The frequency-dependent PMD vector can be defined in terms of a Taylor expansion in angular frequency $\omega$ .² Second-order PMD is decided by the change of DGD with wavelength and the rotation of PSPs with frequency (PSP depolarization).² The frequency-dependent eigenvector of the transmission matrix of the PMD dominated fiber channel tends to process at a nearly constant PSP depolarization rate within a certain limited bandwidth.^{2, 5} Based on this theory, we propose the new higher-order OPMDC. The transmission matrix of the proposed compensator can be described by Jones matrix as:

$$U_{\mathit{com}}\left(\omega \right)=\left(\begin{array}{cc}\exp (-\frac{j\omega {\tau }_2}{2})& 0\\ 0& \exp \left(\frac{j\omega {\tau }_2}{2}\right)\end{array}\right)R_2^{-1}\left({\theta }_2\right)\left(\begin{array}{cc}\exp (-\frac{j\omega {\tau }_1}{2})& 0\\ 0& \exp \left(\frac{j\omega {\tau }_1}{2}\right)\end{array}\right)R_2\left({\theta }_2\right)R_1\left({\theta }_1\right),$$

where $\omega$ is the deviation from the central carrier angular frequency ${\omega }_0$ . The compensator is depicted in Fig. 1. This compensator has two adjustable DGD elements ${\tau }_1,{\tau }_2$ , which are both decided by PSP depolarization rate $p_{\omega }$ and DGD $\Delta \tau$ in the optical fiber channel. The relations are: ${\tau }_1={(p_{\omega }^2+\Delta {\tau }^2)}^{1∕2},{\tau }_2=p_{\omega }$ . $R_1\left({\theta }_1\right)$ is the transmission matrix of $PC1$ , which is used to transform the optical fiber channel output PSPs to linear polarization states. $R_2\left({\theta }_2\right)$ and $R_2^{-1}\left({\theta }_2\right)$ are transmission matrices of $PC2$ and $\overline{PC2}$ , which make opposite transformation. The control information of $\overline{PC2}$ can be completely obtained from the setting of $PC2$ . And ${\theta }_2=(1∕2)\mathrm{arctg}(p_{\omega }∕\Delta \tau )$ . The two delay sections both have a polarization splitter and a polarization combiner before and after the variable delay. The PMD vector of the proposed compensator realizes procession at the constant PSP depolarization rate. So the PSP depolarization caused by higher-order PMD can be compensated effectively within a certain bandwidth.^{2, 5}

Fig. 1

Sketch map of the proposed higher-order optical compensator.

3.

Efficiency Analysis of the Proposed Higher-order Compensator

The efficiency of our proposed higher-order optical compensator is proved by the comparison with the higher-order compensation scheme of Shtaif ⁶ which has the same degree of freedom (DOF) with the proposed compensation scheme but different design theory. Like our compensation scheme, the adjustable PCs and DGD elements of the referenced compensator are also related with each other to ensure a better performance than the first-order OPMDCs all the time.⁶ The Jones transmission matrix of the higher-order optical compensator of Shtaif is⁶:

Fig. 2

Outage probability as a function of input power penalty with the higher-order optical compensator of Shtaif (circles), with our proposed higher-order optical compensator (squares) and without compensation (triangles) for average $\mathrm{DGD}=10.2\mathrm{ps}$ . Outage: $\mathit{BER}>{10}^{-12}$ .

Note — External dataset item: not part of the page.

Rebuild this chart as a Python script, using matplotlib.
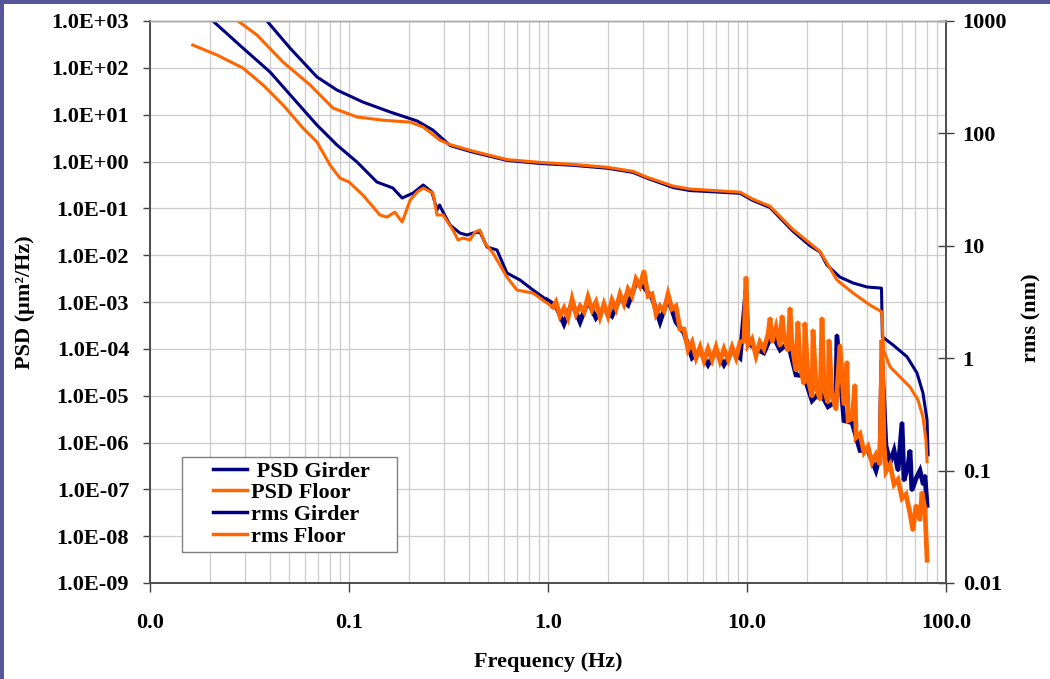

We also give the states of polarization (SOPs) variation of output optical signals on a Poincaré sphere without compensation and with first-order or the proposed higher-order PMD compensation in Fig. 3. Our aim is to qualify our proposed compensator’s capacity of reducing the PSP depolarization effects. The capacity is also an important quality for higher-order PMD compensators.^{2, 6} The bandwidth of simulated samples sweeps from $-40\text{to}40\mathrm{GHz}$ supposing that ${\omega }_0=0$ . In order to keep the comparison fair and creditable, here the first-order compensator with adjustable DGD element³ just matches the fiber channel PMD at the carrier frequency, and the parameters setting of the proposed higher-order compensator is unchanged. We set the power splitting of the launched input SOP $\gamma$ to be 0.5. Then first-order and higher-order PMD effects both lead to the pulse distortion. In Fig. 3, first-order and our proposed higher-order compensator can both work to improve the system performance. And our scheme is more effective to reduce depolarization effects caused by higher-order PMD effects. The SOPs of output signals compensated by the proposed compensation scheme (circles) nearly maintain the same place on the Poincaré sphere and this good result can be obtained from arbitrary optical fiber channel realization in our simulations.

Fig. 3

SOPs of output signals without compensation, with first-order compensator using adjustable DGD element,³ and with proposed higher-order compensator on Poincaré sphere.

4.

Conclusions

In this paper, a new optical compensation scheme for higher-order PMD effects is proposed. The control algorithm for this compensation scheme is easier and more stable than the commonly used higher-order optical compensators. And a control method is advised to ensure the proposed scheme provides better performance than the first-order compensation. The efficiency is proved by numerical calculations.